Modern Expectations

We had another set of visitors from London this weekend – a young couple, smart, professionally ambitious; he a direct contemporary of mine from university. They came filled with their stories of life before babies, of work frustrations and future ambitions, of extravagant dinner parties and weddings at which they stayed out all night. This lifestyle is less that a year ago for us, aspects of it will be ours again all too soon. But right now, it all feels far away and I cannot help but hear these stories with some envy, however much I love our babies.

This envy is linked, I think, to the sense of apprehension I had when, last year, I started telling friends I was expecting twins. My apprehension was not about the pregnancy itself, rather, curious as this may sound, that I wondered how the news would be received. As a well-educated, professionally ambitious woman under thirty, I was doing things in a slightly different order to my contemporaries and, truth be told, I was worried they would think I was about to let my career dreams shipwreck on the rocks of motherhood.

How strange, when I was pretty certain that having children would do nothing to change my desire for something interesting beyond motherhood. How strange indeed, this worry, in these are modern times when we are so desperately keen for women to feel confident that careers and children are compatible. But women having children older and older leaves you wondering whether we feel that we must achieve our professional greatness before the babies arrive, rather than with them in tow. At the root of my apprehension, and now envy, was a niggling fear that this compatability was not to be as easy as I hoped.

One option to reassure my friends (and myself perhaps) would be to leap for the first fifty hour a week job that came my way and leave my six month old babies in somebody else’s care. I meet other mothers itching to get back to their Monday morning meetings and Friday deadlines. Fair enough, if this is how they see their lives working best. To me, this would feel like a distressing limitation on my experience of early motherhood – stressful, tiring and emotionally difficult for all of us.

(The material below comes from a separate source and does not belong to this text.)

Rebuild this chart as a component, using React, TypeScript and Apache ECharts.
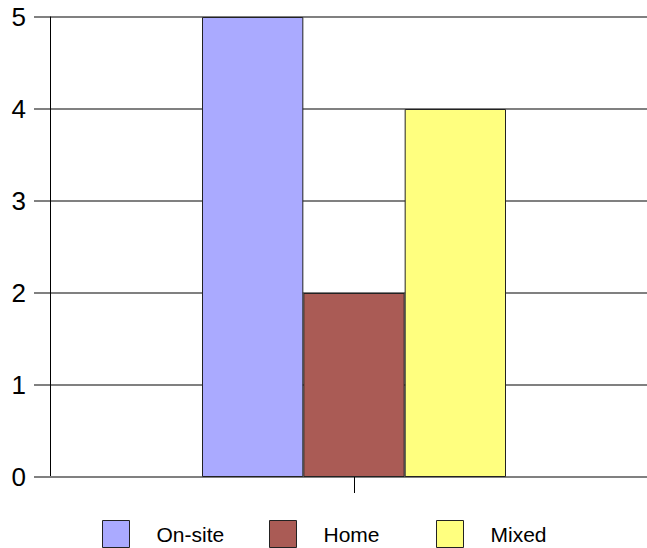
import React, { useEffect, useRef } from "react";
import * as echarts from "echarts";

const categories = [""];
const seriesNames = ["On-site", "Home", "Mixed"];
const seriesValues = [[5], [2], [4]];
const seriesColors = ["#aaaaff", "#aa5b55", "#ffff7f"];
const yTicks = { min: 0, max: 5, interval: 1 };
const legendLefts = [102, 269, 436];

export default function App() {
  const ref = useRef<HTMLDivElement>(null);

  useEffect(() => {
    if (!ref.current) return;
    const chart = echarts.init(ref.current, undefined, { renderer: "svg" });
    chart.setOption({
      animation: false,
      backgroundColor: "#ffffff",
      grid: { left: 50, right: 12, top: 17, bottom: 71, containLabel: false },
      legend: seriesNames.map((name, i) => ({
        left: legendLefts[i],
        top: 520,
        padding: 0,
        itemWidth: 27,
        itemHeight: 27,
        icon: "rect",
        data: [name],
        textStyle: {
          fontFamily: "Liberation Sans, Arial, sans-serif",
          fontSize: 21,
          color: "#000",
          padding: [0, 0, 0, 22],
        },
        itemStyle: { borderColor: "#222", borderWidth: 1 },
      })),
      xAxis: {
        type: "category",
        data: categories,
        axisLine: { show: true, lineStyle: { color: "#808080", width: 2 } },
        axisTick: { show: true, length: 16, alignWithLabel: true, lineStyle: { color: "#000", width: 1 } },
        axisLabel: { show: false },
        splitLine: { show: false },
      },
      yAxis: {
        type: "value",
        min: yTicks.min,
        max: yTicks.max,
        interval: yTicks.interval,
        axisLine: { show: true, lineStyle: { color: "#000", width: 1 } },
        axisTick: { show: true, length: 16, lineStyle: { color: "#808080", width: 2 } },
        axisLabel: {
          margin: 24,
          fontFamily: "Liberation Sans, Arial, sans-serif",
          fontSize: 26,
          color: "#000",
        },
        splitLine: { show: true, lineStyle: { color: "#808080", width: 2 } },
      },
      series: seriesNames.map((name, i) => ({
        name,
        type: "bar",
        data: seriesValues[i],
        barGap: "0%",
        barCategoryGap: "50%",
        itemStyle: { color: seriesColors[i], borderColor: "#222", borderWidth: 1 },
      })),
    });
    return () => chart.dispose();
  }, []);

  return (
    <div
      style={{ position: "fixed", left: 0, top: 0, width: 647, height: 548, overflow: "hidden", background: "#fff" }}
    >
      <div ref={ref} style={{ width: 670, height: 548 }} />
    </div>
  );
}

I enjoy being with my babies, and flatter myself to think that they rather enjoy being with me.

Another would be to work part time. Having been inclined to leave a full time job long past my contractual hours each day, this would likely be as much as a hardship but not as well paid. Then there are those work places with nurseries on site – perhaps I could find a job at one of those. Would that really make things any easier? My babies out all day in a place that is not their home, oh, but in the same building as me, though I am working too hard to go and see them.

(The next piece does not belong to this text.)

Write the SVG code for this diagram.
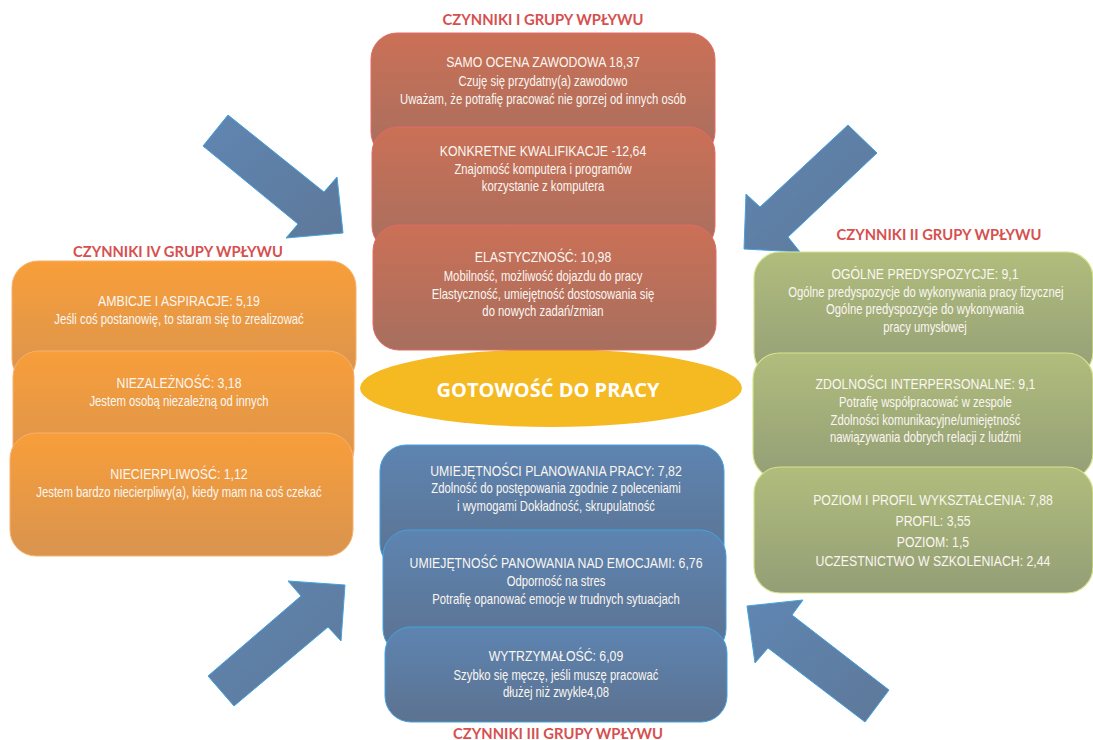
<svg xmlns="http://www.w3.org/2000/svg" width="1093" height="740" viewBox="0 0 1093 740">
<defs>
<linearGradient id="gRed" x1="0" y1="0" x2="0" y2="1"><stop offset="0" stop-color="#cb7056"/><stop offset="1" stop-color="#a76f5f"/></linearGradient>
<linearGradient id="gOrange" x1="0" y1="0" x2="0" y2="1"><stop offset="0" stop-color="#f89e3a"/><stop offset="1" stop-color="#d9944f"/></linearGradient>
<linearGradient id="gGreen" x1="0" y1="0" x2="0" y2="1"><stop offset="0" stop-color="#b0bd7c"/><stop offset="1" stop-color="#949e77"/></linearGradient>
<linearGradient id="gBlue" x1="0" y1="0" x2="0" y2="1"><stop offset="0" stop-color="#5d84b1"/><stop offset="1" stop-color="#5c7290"/></linearGradient>
<linearGradient id="gArrow" x1="0" y1="0" x2="1" y2="1"><stop offset="0" stop-color="#5f86b2"/><stop offset="1" stop-color="#5e7899"/></linearGradient>
<style>
.red{fill:url(#gRed);stroke:#e36a66;stroke-width:1}
.org{fill:url(#gOrange);stroke:#f7b26c;stroke-width:1}
.grn{fill:url(#gGreen);stroke:#d6e38c;stroke-width:1.2}
.blu{fill:url(#gBlue);stroke:#43a3df;stroke-width:1}
.arrow{fill:url(#gArrow);stroke:#42a2dd;stroke-width:1}
text{font-family:"Liberation Sans",Arial,sans-serif;fill:#fbf6f1;text-anchor:middle}
.t{font-size:15px}
.s{font-size:13.8px}
.h{font-family:Lato,"Open Sans",sans-serif;font-weight:700;font-size:15.5px;fill:#d6504f}
.c{font-family:"Open Sans",Lato,sans-serif;font-weight:700;font-size:20px;fill:#ffffff}
</style>
</defs>
<rect width="1093" height="740" fill="#ffffff"/>

<g id="connectors">
<polygon class="arrow" points="228,115 324,192 337,177 343,233 286,238 298,224 203,146"/>
<polygon class="arrow" points="848,125 877,153 788,237 800,252 744,249 746,194 760,207"/>
<polygon class="arrow" points="208,676 301,596 288,581 345,585 341,641 328,627 234,706"/>
<polygon class="arrow" points="747,606 803,600 792,615 889,690 865,722 768,648 755,663"/>
</g>

<g id="center">
<ellipse cx="551" cy="388" rx="191" ry="39" fill="#f5b922"/>
<text class="c" x="548" y="397">GOTOWOŚĆ DO PRACY</text>
</g>

<g id="group1">
<text class="h" x="543" y="25" textLength="201" lengthAdjust="spacingAndGlyphs">CZYNNIKI I GRUPY WPŁYWU</text>
<g id="g1-samoocena">
<rect class="red" x="371" y="33" width="344" height="125" rx="26"/>
<g transform="translate(543,0) scale(0.82,1)">
<text class="t" x="0" y="67">SAMO OCENA ZAWODOWA 18,37</text>
<text class="s" x="0" y="86">Czuję się przydatny(a) zawodowo</text>
<text class="s" x="0" y="104">Uważam, że potrafię pracować nie gorzej od innych osób</text>
</g>
</g>
<g id="g1-kwalifikacje">
<rect class="red" x="372" y="127" width="343" height="125" rx="26"/>
<g transform="translate(543,0) scale(0.82,1)">
<text class="t" x="0" y="156">KONKRETNE KWALIFIKACJE -12,64</text>
<text class="s" x="0" y="174">Znajomość komputera i programów</text>
<text class="s" x="0" y="191">korzystanie z komputera</text>
</g>
</g>
<g id="g1-elastycznosc">
<rect class="red" x="373" y="225" width="343" height="125" rx="26"/>
<g transform="translate(543,0) scale(0.82,1)">
<text class="t" x="0" y="262.5">ELASTYCZNOŚĆ: 10,98</text>
<text class="s" x="0" y="281">Mobilność, możliwość dojazdu do pracy</text>
<text class="s" x="0" y="299">Elastyczność, umiejętność dostosowania się</text>
<text class="s" x="0" y="316">do nowych zadań/zmian</text>
</g>
</g>
</g>

<g id="group4">
<text class="h" x="178" y="257" textLength="210" lengthAdjust="spacingAndGlyphs">CZYNNIKI IV GRUPY WPŁYWU</text>
<g id="g4-ambicje">
<rect class="org" x="12" y="261" width="344" height="124" rx="26"/>
<g transform="translate(179,0) scale(0.82,1)">
<text class="t" x="0" y="306.5">AMBICJE I ASPIRACJE: 5,19</text>
<text class="s" x="0" y="324">Jeśli coś postanowię, to staram się to zrealizować</text>
</g>
</g>
<g id="g4-niezaleznosc">
<rect class="org" x="13" y="351" width="341" height="124" rx="26"/>
<g transform="translate(179,0) scale(0.82,1)">
<text class="t" x="0" y="388">NIEZALEŻNOŚĆ: 3,18</text>
<text class="s" x="0" y="406">Jestem osobą niezależną od innych</text>
</g>
</g>
<g id="g4-niecierpliwosc">
<rect class="org" x="10" y="433" width="343" height="123" rx="26"/>
<g transform="translate(179,0) scale(0.82,1)">
<text class="t" x="0" y="479">NIECIERPLIWOŚĆ: 1,12</text>
<text class="s" x="0" y="497">Jestem bardzo niecierpliwy(a), kiedy mam na coś czekać</text>
</g>
</g>
</g>

<g id="group2">
<text class="h" x="939" y="240" textLength="205" lengthAdjust="spacingAndGlyphs">CZYNNIKI II GRUPY WPŁYWU</text>
<g id="g2-predyspozycje">
<rect class="grn" x="754" y="252" width="339" height="126" rx="26"/>
<g transform="translate(925,0) scale(0.82,1)">
<text class="t" x="0" y="279">OGÓLNE PREDYSPOZYCJE: 9,1</text>
<text class="s" x="1" y="297">Ogólne predyspozycje do wykonywania pracy fizycznej</text>
<text class="s" x="0" y="314">Ogólne predyspozycje do wykonywania</text>
<text class="s" x="0" y="332">pracy umysłowej</text>
</g>
</g>
<g id="g2-interpersonalne">
<rect class="grn" x="753" y="353" width="340" height="126" rx="26"/>
<g transform="translate(925.5,0) scale(0.82,1)">
<text class="t" x="0" y="389">ZDOLNOŚCI INTERPERSONALNE: 9,1</text>
<text class="s" x="0" y="407">Potrafię współpracować w zespole</text>
<text class="s" x="0" y="425">Zdolności komunikacyjne/umiejętność</text>
<text class="s" x="0" y="442">nawiązywania dobrych relacji z ludźmi</text>
</g>
</g>
<g id="g2-wyksztalcenie">
<rect class="grn" x="754" y="467" width="339" height="126" rx="26"/>
<g transform="translate(933,0) scale(0.82,1)">
<text class="t" x="0" y="505">POZIOM I PROFIL WYKSZTAŁCENIA: 7,88</text>
<text class="t" x="0" y="526">PROFIL: 3,55</text>
<text class="t" x="0" y="547">POZIOM: 1,5</text>
<text class="t" x="0" y="566.5">UCZESTNICTWO W SZKOLENIACH: 2,44</text>
</g>
</g>
</g>

<g id="group3">
<g id="g3-planowanie">
<rect class="blu" x="380" y="445" width="344" height="125" rx="26"/>
<g transform="translate(556,0) scale(0.82,1)">
<text class="t" x="0" y="476">UMIEJĘTNOŚCI PLANOWANIA PRACY: 7,82</text>
<text class="s" x="0" y="493">Zdolność do postępowania zgodnie z poleceniami</text>
<text class="s" x="0" y="511">i wymogami Dokładność, skrupulatność</text>
</g>
</g>
<g id="g3-emocje">
<rect class="blu" x="383" y="530" width="343" height="125" rx="26"/>
<g transform="translate(556,0) scale(0.82,1)">
<text class="t" x="0" y="568">UMIEJĘTNOŚĆ PANOWANIA NAD EMOCJAMI: 6,76</text>
<text class="s" x="0" y="586">Odporność na stres</text>
<text class="s" x="0" y="604">Potrafię opanować emocje w trudnych sytuacjach</text>
</g>
</g>
<g id="g3-wytrzymalosc">
<rect class="blu" x="385" y="627" width="342" height="95" rx="26"/>
<g transform="translate(556,0) scale(0.82,1)">
<text class="t" x="0" y="661.5">WYTRZYMAŁOŚĆ: 6,09</text>
<text class="s" x="0" y="680">Szybko się męczę, jeśli muszę pracować</text>
<text class="s" x="0" y="697">dłużej niż zwykle4,08</text>
</g>
</g>
<text class="h" x="558" y="739" textLength="210" lengthAdjust="spacingAndGlyphs">CZYNNIKI III GRUPY WPŁYWU</text>
</g>
</svg>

There must be a better solution which does not involve this absolute distinction between life at home with children and a stimulating career. My day-to-day may have changed dramatically over the last year, but my hopes and dreams, professional and familial, have not. And why should they? I will have to be more imaginative to avoid falling for the first big compromise that pays me well.

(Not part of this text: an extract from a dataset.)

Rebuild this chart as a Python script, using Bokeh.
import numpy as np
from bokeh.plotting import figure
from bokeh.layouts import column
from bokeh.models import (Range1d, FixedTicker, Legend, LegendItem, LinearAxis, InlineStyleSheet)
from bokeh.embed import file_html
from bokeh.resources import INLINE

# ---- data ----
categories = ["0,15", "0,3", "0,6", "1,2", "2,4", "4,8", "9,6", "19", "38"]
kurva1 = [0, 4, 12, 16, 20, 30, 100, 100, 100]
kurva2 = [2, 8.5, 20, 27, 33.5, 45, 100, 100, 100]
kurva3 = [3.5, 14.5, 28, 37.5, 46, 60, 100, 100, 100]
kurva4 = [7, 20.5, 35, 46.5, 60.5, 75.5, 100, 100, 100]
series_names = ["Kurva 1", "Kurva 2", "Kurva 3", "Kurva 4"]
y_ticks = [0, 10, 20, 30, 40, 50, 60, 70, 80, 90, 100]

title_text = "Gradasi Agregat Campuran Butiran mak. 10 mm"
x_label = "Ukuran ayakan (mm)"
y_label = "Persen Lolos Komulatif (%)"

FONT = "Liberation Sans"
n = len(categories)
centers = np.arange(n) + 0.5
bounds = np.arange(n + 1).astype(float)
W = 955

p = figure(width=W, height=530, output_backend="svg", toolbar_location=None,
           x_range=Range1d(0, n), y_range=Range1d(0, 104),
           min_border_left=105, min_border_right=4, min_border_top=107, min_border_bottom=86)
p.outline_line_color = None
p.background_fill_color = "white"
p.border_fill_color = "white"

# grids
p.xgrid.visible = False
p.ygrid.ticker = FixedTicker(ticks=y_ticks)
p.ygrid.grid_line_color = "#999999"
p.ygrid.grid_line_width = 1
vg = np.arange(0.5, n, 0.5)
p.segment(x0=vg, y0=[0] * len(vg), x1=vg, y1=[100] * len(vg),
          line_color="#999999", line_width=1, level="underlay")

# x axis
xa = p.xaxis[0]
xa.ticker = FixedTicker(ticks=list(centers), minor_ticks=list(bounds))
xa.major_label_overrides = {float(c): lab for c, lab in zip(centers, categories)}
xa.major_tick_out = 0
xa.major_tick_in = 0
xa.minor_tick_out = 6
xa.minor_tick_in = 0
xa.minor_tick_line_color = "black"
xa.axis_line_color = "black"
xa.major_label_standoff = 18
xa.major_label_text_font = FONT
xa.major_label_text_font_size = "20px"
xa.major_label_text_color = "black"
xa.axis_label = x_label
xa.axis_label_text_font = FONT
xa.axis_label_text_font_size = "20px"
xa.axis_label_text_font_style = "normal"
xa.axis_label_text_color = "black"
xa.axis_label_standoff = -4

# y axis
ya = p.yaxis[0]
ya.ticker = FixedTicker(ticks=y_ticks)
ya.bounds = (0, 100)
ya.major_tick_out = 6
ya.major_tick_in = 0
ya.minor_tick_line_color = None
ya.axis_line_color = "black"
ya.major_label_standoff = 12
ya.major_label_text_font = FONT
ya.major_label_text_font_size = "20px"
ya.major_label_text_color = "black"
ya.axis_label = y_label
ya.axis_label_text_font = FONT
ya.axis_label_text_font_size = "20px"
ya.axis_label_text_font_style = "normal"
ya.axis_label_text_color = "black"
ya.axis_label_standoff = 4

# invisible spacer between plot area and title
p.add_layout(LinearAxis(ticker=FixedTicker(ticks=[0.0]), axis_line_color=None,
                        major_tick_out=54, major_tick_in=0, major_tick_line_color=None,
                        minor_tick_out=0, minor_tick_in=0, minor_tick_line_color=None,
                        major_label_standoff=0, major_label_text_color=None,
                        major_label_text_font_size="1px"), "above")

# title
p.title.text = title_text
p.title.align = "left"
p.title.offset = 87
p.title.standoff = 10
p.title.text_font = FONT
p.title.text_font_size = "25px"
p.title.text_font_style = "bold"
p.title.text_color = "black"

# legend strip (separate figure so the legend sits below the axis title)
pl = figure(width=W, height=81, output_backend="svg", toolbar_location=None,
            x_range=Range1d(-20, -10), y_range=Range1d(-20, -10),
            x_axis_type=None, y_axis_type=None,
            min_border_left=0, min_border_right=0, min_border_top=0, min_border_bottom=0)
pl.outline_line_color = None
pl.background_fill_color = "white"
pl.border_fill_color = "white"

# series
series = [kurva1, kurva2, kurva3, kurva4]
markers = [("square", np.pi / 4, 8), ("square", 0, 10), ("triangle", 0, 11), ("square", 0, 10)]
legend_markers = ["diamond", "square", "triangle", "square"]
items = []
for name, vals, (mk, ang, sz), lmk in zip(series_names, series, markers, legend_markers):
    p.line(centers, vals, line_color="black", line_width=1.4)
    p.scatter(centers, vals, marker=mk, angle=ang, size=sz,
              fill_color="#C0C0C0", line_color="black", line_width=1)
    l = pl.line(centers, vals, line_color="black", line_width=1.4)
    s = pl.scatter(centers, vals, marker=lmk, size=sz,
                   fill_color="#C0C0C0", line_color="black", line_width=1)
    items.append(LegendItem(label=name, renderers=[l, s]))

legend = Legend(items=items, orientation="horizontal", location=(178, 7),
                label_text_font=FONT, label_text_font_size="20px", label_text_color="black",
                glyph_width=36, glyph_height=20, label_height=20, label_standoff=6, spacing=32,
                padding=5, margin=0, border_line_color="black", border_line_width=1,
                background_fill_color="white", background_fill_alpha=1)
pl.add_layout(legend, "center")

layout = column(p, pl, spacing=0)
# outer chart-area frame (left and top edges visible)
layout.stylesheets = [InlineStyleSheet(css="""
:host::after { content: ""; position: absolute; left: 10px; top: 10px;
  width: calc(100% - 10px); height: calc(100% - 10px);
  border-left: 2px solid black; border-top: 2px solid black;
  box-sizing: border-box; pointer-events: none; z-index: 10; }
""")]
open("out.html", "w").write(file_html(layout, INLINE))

So I shall use the time when my babies are sleeping or whilst I march round the park for the third time that day to think of an ingenious business idea that uses my mind and allows me to be at home for at least half of the day. And when I come up with it I shall tell all my friends so that they need not fear having babies before they have that all important job title at the end of their email sign off, or before they too are granted a spot in the company car park. I may also whisper that retirement is many years away but babies truly enjoying time at a nursery school is not.

With this in mind, I realised that my most recent envy was less rooted in the desire for a standard working day, but instead sartorial, for the pretty new coat our visitor was wearing. It gleamed of young professional about town and I would love to have it, if only it were not about to be ruined with baby sick. I shall buy it next year instead.

Tweaking the wheels

We met a fellow twin father with his babies when taking our afternoon stroll today. This was not our usual stroll, however, as we had just changed the pram into a pushchair and our babies sat peering out at the dark, dank autumn air. A special occasion.

So, wet leaves dragging at the wheels of our respective prams, we stopped – as we do these days – to admire the new pushchair arrangements, for they too had changed theirs a few days earlier.

The two fathers stooped over the other’s vehicle, pulling metal bars and frowning at extraneous velcro straps. “What did you do with this bit?” “And how are you folding yours up?”, the questions flew back and forth. It was an engrossing conversation lasting more than ten minutes, only concluded by at least one frantic baby bored of the windswept pavement.

There would have been days when these two men shared secrets about the fine-tuning of Vespar engines. How times change. What next? How to install a high chair …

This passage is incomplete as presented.